En 2015, elle a co-dirigé un numéro de la revue Techniques et Culture intitulé Essais de bricologie. Ethnologie de l’art et du design contemporains (Paris, EHESS, 2015) et a récemment publié un livre intitulé Design, Gestaltung, Formatività. Philosophies of Making (Birkhaüser 2022).
Éloge des chemins de traverse
En 2015, avec Thomas Golsenne, nous publiions avec fierté et excitation les Essais de bricologie. Fierté d’avoir mis des mots sur des manières de faire et de penser la technique qui nous semblaient largement impensées dans nos champs respectifs ; et excitation de secouer un peu le cocotier du monde de l’art contemporain, qui rechignait trop souvent à considérer les usages ingénieux de la technique que l’on trouve parfois au cœur des processus créatifs. Quelques années plus tard, où en sommes-nous ? Les « approches obliques des savoir-faire » ont-elles droit de cité dans les discours et les pratiques de l’art et du design contemporains, ou bien restent-elles marginales ? En fin de compte, tout ce qui relève de l’oblique, du tordu, du sinueux, du pas droit n’est-il pas voué à s’épanouir loin des sentiers battus, sur les chemins de traverse qu’arpentent inlassablement les touche-à-tout ? Nous ouvrirons notre boîte à outils tactiques et conceptuels pour nous aider à penser les pratiques artistiques actuelles, notamment du point de vue de leur mise en œuvre.
— Joseph Kieffer, artiste interdisciplinaire.
Il explore les matériaux et les processus de fabrication.
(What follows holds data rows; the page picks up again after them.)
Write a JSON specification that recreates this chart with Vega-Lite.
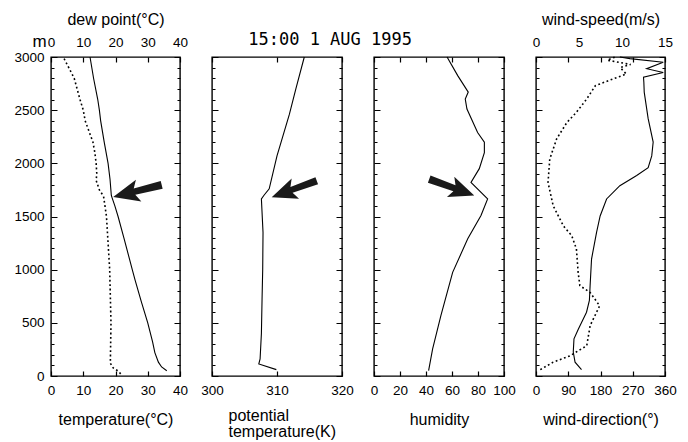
{
  "$schema": "https://vega.github.io/schema/vega-lite/v6.json",
  "padding": {"left": 13, "top": 10, "right": 10, "bottom": 5},
  "title": {"text": "15:00 1 AUG 1995", "font": "DejaVu Sans Mono", "fontSize": 17, "fontWeight": "normal", "color": "black", "anchor": "middle", "offset": -39, "dx": -15},
  "datasets": {
    "temp": [
      {"h": 3000, "t": 12.1}, {"h": 2800, "t": 13.2}, {"h": 2600, "t": 14.5}, {"h": 2500, "t": 15.0}, {"h": 2400, "t": 15.4},
      {"h": 2200, "t": 16.5}, {"h": 2000, "t": 17.7}, {"h": 1850, "t": 18.3}, {"h": 1700, "t": 18.7}, {"h": 1680, "t": 18.9},
      {"h": 1600, "t": 19.8}, {"h": 1500, "t": 20.8}, {"h": 1300, "t": 22.6}, {"h": 1000, "t": 25.2}, {"h": 900, "t": 26.1},
      {"h": 700, "t": 28.0}, {"h": 500, "t": 30.0}, {"h": 320, "t": 31.5}, {"h": 220, "t": 32.2}, {"h": 130, "t": 33.3},
      {"h": 85, "t": 34.3}, {"h": 50, "t": 35.9}
    ],
    "dew": [
      {"h": 3000, "td": 3.8}, {"h": 2800, "td": 7.2}, {"h": 2600, "td": 9.0}, {"h": 2500, "td": 10.0}, {"h": 2400, "td": 10.6},
      {"h": 2200, "td": 13.0}, {"h": 2100, "td": 13.6}, {"h": 2000, "td": 14.0}, {"h": 1900, "td": 14.2}, {"h": 1840, "td": 14.0},
      {"h": 1750, "td": 15.0}, {"h": 1690, "td": 16.3}, {"h": 1500, "td": 17.2}, {"h": 1000, "td": 18.2}, {"h": 500, "td": 18.6},
      {"h": 120, "td": 18.4}, {"h": 75, "td": 19.3}, {"h": 45, "td": 20.9}, {"h": 20, "td": 21.6}
    ],
    "theta": [
      {"h": 3000, "th": 314.2}, {"h": 2700, "th": 312.9}, {"h": 2460, "th": 311.9}, {"h": 2070, "th": 310.0}, {"h": 1760, "th": 308.8},
      {"h": 1700, "th": 308.0}, {"h": 1665, "th": 307.6}, {"h": 1350, "th": 307.85}, {"h": 1000, "th": 307.8}, {"h": 720, "th": 307.7},
      {"h": 400, "th": 307.6}, {"h": 160, "th": 307.4}, {"h": 113, "th": 307.2}, {"h": 60, "th": 309.9}
    ],
    "rh": [
      {"h": 3000, "rh": 56.2}, {"h": 2825, "rh": 64.4}, {"h": 2670, "rh": 72.5}, {"h": 2605, "rh": 70.2}, {"h": 2510, "rh": 71.5},
      {"h": 2290, "rh": 79.7}, {"h": 2200, "rh": 84.9}, {"h": 2100, "rh": 84.9}, {"h": 1950, "rh": 81.0}, {"h": 1820, "rh": 74.6},
      {"h": 1665, "rh": 87.4}, {"h": 1510, "rh": 82.3}, {"h": 1290, "rh": 72.1}, {"h": 975, "rh": 60.5}, {"h": 570, "rh": 51.5},
      {"h": 255, "rh": 45.1}, {"h": 50, "rh": 42.0}
    ],
    "wdir": [
      {"h": 3000, "wd": 234}, {"h": 2985, "wd": 262}, {"h": 2950, "wd": 355}, {"h": 2890, "wd": 309}, {"h": 2855, "wd": 355},
      {"h": 2810, "wd": 300}, {"h": 2760, "wd": 301}, {"h": 2670, "wd": 302}, {"h": 2420, "wd": 313}, {"h": 2200, "wd": 327},
      {"h": 2070, "wd": 323}, {"h": 1960, "wd": 313}, {"h": 1885, "wd": 281}, {"h": 1790, "wd": 234}, {"h": 1665, "wd": 197},
      {"h": 1505, "wd": 179}, {"h": 1350, "wd": 169}, {"h": 1100, "wd": 155}, {"h": 850, "wd": 151}, {"h": 710, "wd": 149},
      {"h": 600, "wd": 141}, {"h": 440, "wd": 118}, {"h": 350, "wd": 106}, {"h": 225, "wd": 104}, {"h": 130, "wd": 109},
      {"h": 60, "wd": 127}
    ],
    "wspd": [
      {"h": 3000, "ws": 9.2}, {"h": 2970, "ws": 8.3}, {"h": 2930, "ws": 11.0}, {"h": 2900, "ws": 9.8}, {"h": 2840, "ws": 10.5},
      {"h": 2795, "ws": 9.0}, {"h": 2730, "ws": 6.9}, {"h": 2605, "ws": 5.9}, {"h": 2480, "ws": 4.7}, {"h": 2385, "ws": 3.6},
      {"h": 2230, "ws": 2.4}, {"h": 2040, "ws": 1.6}, {"h": 1820, "ws": 1.4}, {"h": 1600, "ws": 2.0}, {"h": 1410, "ws": 3.2},
      {"h": 1320, "ws": 4.15}, {"h": 1195, "ws": 4.7}, {"h": 975, "ws": 4.9}, {"h": 850, "ws": 5.1}, {"h": 785, "ws": 6.3},
      {"h": 660, "ws": 7.4}, {"h": 475, "ws": 6.3}, {"h": 285, "ws": 5.9}, {"h": 190, "ws": 3.95}, {"h": 130, "ws": 2.0},
      {"h": 60, "ws": 0.5}
    ],
    "arrow1": [{"t": 26.8, "h": 1740}],
    "arrow2": [{"th": 312.65, "h": 1759}],
    "arrow3": [{"rh": 59.8, "h": 1775}]
  },
  "spacing": 32,
  "bounds": "flush",
  "hconcat": [
    {
      "width": 129, "height": 319,
      "resolve": {"axis": {"x": "independent", "y": "independent"}},
      "layer": [
        {
          "data": {"name": "temp"},
          "mark": {"type": "line"},
          "encoding": {
            "x": {"field": "t", "type": "quantitative", "scale": {"domain": [0, 40]}, "axis": {"orient": "bottom", "values": [0, 10, 20, 30, 40], "title": "temperature(°C)", "grid": true, "gridDash": [5, 309]}},
            "y": {"field": "h", "type": "quantitative", "scale": {"domain": [0, 3000]}, "axis": {"orient": "left", "values": [0, 500, 1000, 1500, 2000, 2500, 3000], "format": "d", "grid": true, "gridDash": [6, 117], "title": "m", "titleAngle": 0, "titleX": -12, "titleY": -11, "titleAlign": "center", "titleBaseline": "alphabetic", "titleFontSize": 17}},
            "order": {"field": "h", "type": "quantitative"}
          }
        },
        {
          "data": {"name": "dew"},
          "mark": {"type": "line", "strokeDash": [1.8, 2.6], "strokeWidth": 1.6},
          "encoding": {
            "x": {"field": "td", "type": "quantitative", "scale": {"domain": [0, 40]}, "axis": {"orient": "top", "values": [0, 10, 20, 30, 40], "title": "dew point(°C)", "labelPadding": 8, "titlePadding": 8}},
            "y": {"field": "h", "type": "quantitative", "scale": {"domain": [0, 3000]}, "axis": {"orient": "left", "values": [100, 200, 300, 400, 600, 700, 800, 900, 1100, 1200, 1300, 1400, 1600, 1700, 1800, 1900, 2100, 2200, 2300, 2400, 2600, 2700, 2800, 2900], "labels": false, "title": null, "grid": true, "gridDash": [3, 123]}},
            "order": {"field": "h", "type": "quantitative"}
          }
        },
        {
          "data": {"name": "arrow1"},
          "mark": {"type": "point", "shape": "M-1,0L0.05,-0.45L-0.12,-0.13L1,-0.16L1,0.16L-0.12,0.13L0.05,0.45Z", "size": 2500, "angle": 346, "filled": true, "color": "#1a1a1a", "opacity": 1},
          "encoding": {
            "x": {"field": "t", "type": "quantitative", "scale": {"domain": [0, 40]}, "axis": null},
            "y": {"field": "h", "type": "quantitative", "scale": {"domain": [0, 3000]}, "axis": null}
          }
        }
      ]
    },
    {
      "width": 130, "height": 319,
      "resolve": {"axis": {"x": "independent", "y": "independent"}},
      "layer": [
        {
          "data": {"name": "theta"},
          "mark": {"type": "line"},
          "encoding": {
            "x": {"field": "th", "type": "quantitative", "scale": {"domain": [300, 320], "zero": false}, "axis": {"orient": "bottom", "values": [300, 310, 320], "title": ["potential", "temperature(K)"], "titleAlign": "left", "titleX": 16, "titleLineHeight": 16, "titlePadding": 11, "grid": true, "gridDash": [5, 309]}},
            "y": {"field": "h", "type": "quantitative", "scale": {"domain": [0, 3000]}, "axis": {"orient": "left", "values": [0, 500, 1000, 1500, 2000, 2500, 3000], "labels": false, "title": null, "grid": true, "gridDash": [6, 118]}},
            "order": {"field": "h", "type": "quantitative"}
          }
        },
        {
          "data": {"name": "theta"},
          "mark": {"type": "line", "strokeOpacity": 0},
          "encoding": {
            "x": {"field": "th", "type": "quantitative", "scale": {"domain": [300, 320], "zero": false}, "axis": null},
            "y": {"field": "h", "type": "quantitative", "scale": {"domain": [0, 3000]}, "axis": {"orient": "left", "values": [100, 200, 300, 400, 600, 700, 800, 900, 1100, 1200, 1300, 1400, 1600, 1700, 1800, 1900, 2100, 2200, 2300, 2400, 2600, 2700, 2800, 2900], "labels": false, "title": null, "grid": true, "gridDash": [3, 124]}}
          }
        },
        {
          "data": {"name": "arrow2"},
          "mark": {"type": "point", "shape": "M-1,0L0.05,-0.45L-0.12,-0.13L1,-0.16L1,0.16L-0.12,0.13L0.05,0.45Z", "size": 2300, "angle": 340, "filled": true, "color": "#1a1a1a", "opacity": 1},
          "encoding": {
            "x": {"field": "th", "type": "quantitative", "scale": {"domain": [300, 320], "zero": false}, "axis": null},
            "y": {"field": "h", "type": "quantitative", "scale": {"domain": [0, 3000]}, "axis": null}
          }
        }
      ]
    },
    {
      "width": 130, "height": 319,
      "resolve": {"axis": {"x": "independent", "y": "independent"}},
      "layer": [
        {
          "data": {"name": "rh"},
          "mark": {"type": "line"},
          "encoding": {
            "x": {"field": "rh", "type": "quantitative", "scale": {"domain": [0, 100]}, "axis": {"orient": "bottom", "values": [0, 20, 40, 60, 80, 100], "title": "humidity", "grid": true, "gridDash": [5, 309]}},
            "y": {"field": "h", "type": "quantitative", "scale": {"domain": [0, 3000]}, "axis": {"orient": "left", "values": [0, 500, 1000, 1500, 2000, 2500, 3000], "labels": false, "title": null, "grid": true, "gridDash": [6, 118]}},
            "order": {"field": "h", "type": "quantitative"}
          }
        },
        {
          "data": {"name": "rh"},
          "mark": {"type": "line", "strokeOpacity": 0},
          "encoding": {
            "x": {"field": "rh", "type": "quantitative", "scale": {"domain": [0, 100]}, "axis": null},
            "y": {"field": "h", "type": "quantitative", "scale": {"domain": [0, 3000]}, "axis": {"orient": "left", "values": [100, 200, 300, 400, 600, 700, 800, 900, 1100, 1200, 1300, 1400, 1600, 1700, 1800, 1900, 2100, 2200, 2300, 2400, 2600, 2700, 2800, 2900], "labels": false, "title": null, "grid": true, "gridDash": [3, 124]}}
          }
        },
        {
          "data": {"name": "arrow3"},
          "mark": {"type": "point", "shape": "M-1,0L0.05,-0.45L-0.12,-0.13L1,-0.16L1,0.16L-0.12,0.13L0.05,0.45Z", "size": 2300, "angle": 200, "filled": true, "color": "#1a1a1a", "opacity": 1},
          "encoding": {
            "x": {"field": "rh", "type": "quantitative", "scale": {"domain": [0, 100]}, "axis": null},
            "y": {"field": "h", "type": "quantitative", "scale": {"domain": [0, 3000]}, "axis": null}
          }
        }
      ]
    },
    {
      "width": 129, "height": 319,
      "resolve": {"axis": {"x": "independent", "y": "independent"}, "scale": {"x": "independent"}},
      "layer": [
        {
          "data": {"name": "wdir"},
          "mark": {"type": "line"},
          "encoding": {
            "x": {"field": "wd", "type": "quantitative", "scale": {"domain": [0, 360]}, "axis": {"orient": "bottom", "values": [0, 90, 180, 270, 360], "title": "wind-direction(°)", "grid": true, "gridDash": [5, 309]}},
            "y": {"field": "h", "type": "quantitative", "scale": {"domain": [0, 3000]}, "axis": {"orient": "left", "values": [0, 500, 1000, 1500, 2000, 2500, 3000], "labels": false, "title": null, "grid": true, "gridDash": [6, 117]}},
            "order": {"field": "h", "type": "quantitative"}
          }
        },
        {
          "data": {"name": "wspd"},
          "mark": {"type": "line", "strokeDash": [1.8, 2.6], "strokeWidth": 1.6},
          "encoding": {
            "x": {"field": "ws", "type": "quantitative", "scale": {"domain": [0, 15]}, "axis": {"orient": "top", "values": [0, 5, 10, 15], "title": "wind-speed(m/s)", "labelPadding": 8, "titlePadding": 8}},
            "y": {"field": "h", "type": "quantitative", "scale": {"domain": [0, 3000]}, "axis": {"orient": "left", "values": [100, 200, 300, 400, 600, 700, 800, 900, 1100, 1200, 1300, 1400, 1600, 1700, 1800, 1900, 2100, 2200, 2300, 2400, 2600, 2700, 2800, 2900], "labels": false, "title": null, "grid": true, "gridDash": [3, 123]}},
            "order": {"field": "h", "type": "quantitative"}
          }
        }
      ]
    }
  ],
  "config": {
    "font": "Liberation Sans",
    "background": "white",
    "view": {"stroke": "black", "strokeWidth": 1.4},
    "line": {"color": "black", "strokeWidth": 1.1},
    "axis": {
      "grid": false, "gridColor": "black", "gridOpacity": 1, "gridWidth": 1.2,
      "domain": false, "ticks": false,
      "labelColor": "black", "titleColor": "black", "labelFont": "Liberation Sans", "titleFont": "Liberation Sans",
      "labelFontSize": 13.5, "titleFontSize": 16, "titleFontWeight": "normal",
      "labelPadding": 7, "titlePadding": 15, "labelFlush": false, "labelOverlap": false
    }
  }
}
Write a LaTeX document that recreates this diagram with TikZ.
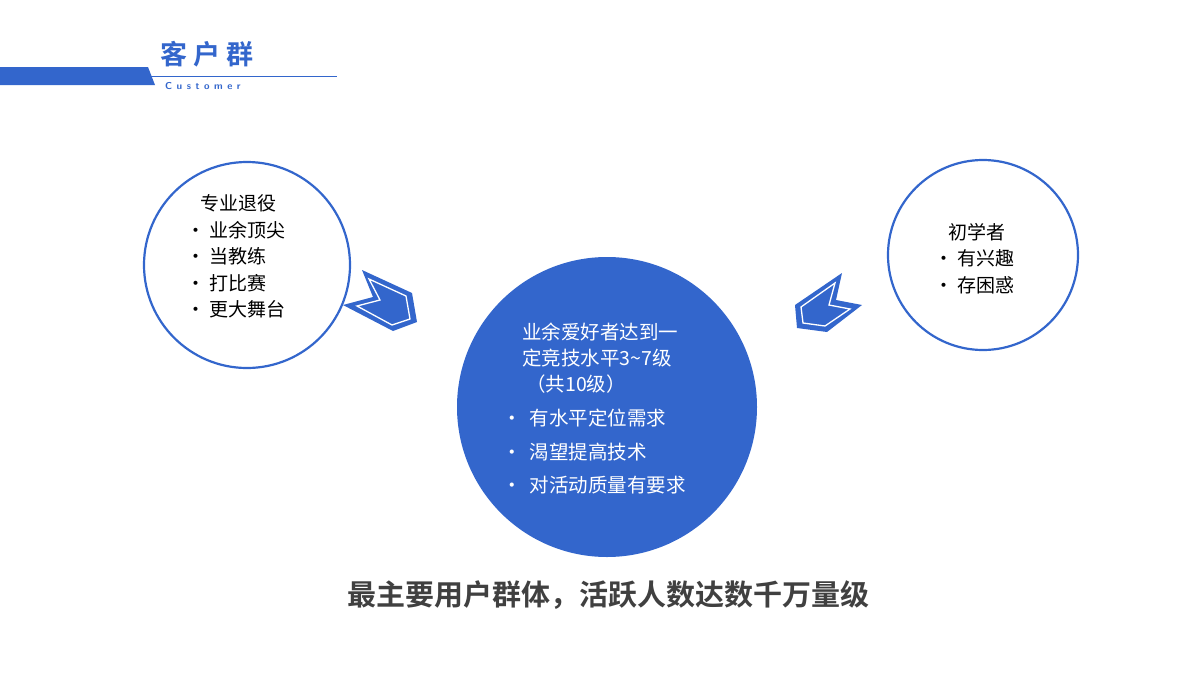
\documentclass[tikz,border=0pt]{standalone}
\usepackage{fontspec}
\setmainfont{Noto Sans CJK SC}
\newfontfamily\cjkb{Noto Sans CJK SC Bold}
\definecolor{bl}{HTML}{3366CC}
\definecolor{dg}{HTML}{404040}
\begin{document}
\begin{tikzpicture}[x=1pt,y=-1pt,
  ring/.style={draw=bl,line width=2.2pt},
  txt/.style={anchor=west,inner sep=0,font=\fontsize{19}{19}\selectfont},
  wtxt/.style={anchor=west,inner sep=0,text=white,font=\fontsize{19.5}{19.5}\selectfont}]
\useasboundingbox (0,0) rectangle (1200,675);
% header
\fill[bl] (0,67) -- (148,67) -- (155,85) -- (0,85) -- cycle;
\draw[bl,line width=1pt] (150,76) -- (337,76);
\node[inner sep=0,anchor=west,text=bl,font=\cjkb\fontsize{27}{27}\selectfont] (t) at (160,54) {客\hspace{6pt}户\hspace{6pt}群};
\node[inner sep=0,anchor=west,text=bl,font=\sffamily\bfseries\fontsize{10}{10}\selectfont] (c) at (165,86) {C\hspace{4.5pt}u\hspace{4.5pt}s\hspace{4.5pt}t\hspace{4.5pt}o\hspace{4.5pt}m\hspace{4.5pt}e\hspace{4.5pt}r};
% circles
\draw[ring] (247,265) circle (103) node (L) {};
\draw[ring] (983,255) circle (95) node (R) {};
\fill[bl] (607,407) circle (150) node (C) {};
% left text
\node[txt] (l0) at (200,203) {专业退役};
\foreach \t/\y [count=\i] in {业余顶尖/230,当教练/256,打比赛/283,更大舞台/309}
  \node[txt] (l\i) at (186,\y) {•\hspace{4pt}\t};
% right text
\node[txt] (r0) at (948,232) {初学者};
\node[txt] (r1) at (934,258) {•\hspace{4pt}有兴趣};
\node[txt] (r2) at (934,285) {•\hspace{4pt}存困惑};
% center text
\node[wtxt] (c1) at (522,332) {业余爱好者达到一};
\node[wtxt] (c2) at (522,358) {定竞技水平3\char"007E 7级};
\node[wtxt] (c3) at (526,384) {（共10级）};
\node[wtxt] (c4) at (502,418) {•\hspace{8pt}有水平定位需求};
\node[wtxt] (c5) at (502,452) {•\hspace{8pt}渴望提高技术};
\node[wtxt] (c6) at (502,485) {•\hspace{8pt}对活动质量有要求};
% chevrons
\fill[bl] (362,270) -- (412,293) -- (417,322) -- (393,331) -- (343,305) -- (373,297) -- cycle;
\draw[white,line width=1.3pt] (369,279) -- (406,296) -- (410,319) -- (392,325) -- (357,306) -- (380,300) -- cycle;
\fill[bl] (842,273) -- (836,300) -- (862,305) -- (827,332) -- (797,328) -- (795,305) -- cycle;
\draw[white,line width=1.3pt] (835,283) -- (829,305) -- (850,309) -- (825,326) -- (803,323) -- (801,307) -- cycle;
% bottom
\node[inner sep=0,text=dg,font=\cjkb\fontsize{29}{29}\selectfont] (b) at (608,595) {最主要用户群体，活跃人数达数千万量级};
\end{tikzpicture}
\end{document}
Il s’attache à transformer et manipuler les objets pour libérer leur portée narrative. De la sculpture à la performance, en passant par le dessin ou la danse, il se saisit avec humour et poésie des mécanismes techniques ou psychologiques que l’être humain actionne dans son quotidien.
Ses projets abordent notamment la notion d’interaction à travers l’expérience de l’espace construit, du corps humain et de l’environnement. Il endosse également un rôle de « chorégraphe d’objets » et collabore avec des compagnies de théâtre, danseurs ou musiciens pour animer ses sculptures, engageant le spectateur dans des micro-événements.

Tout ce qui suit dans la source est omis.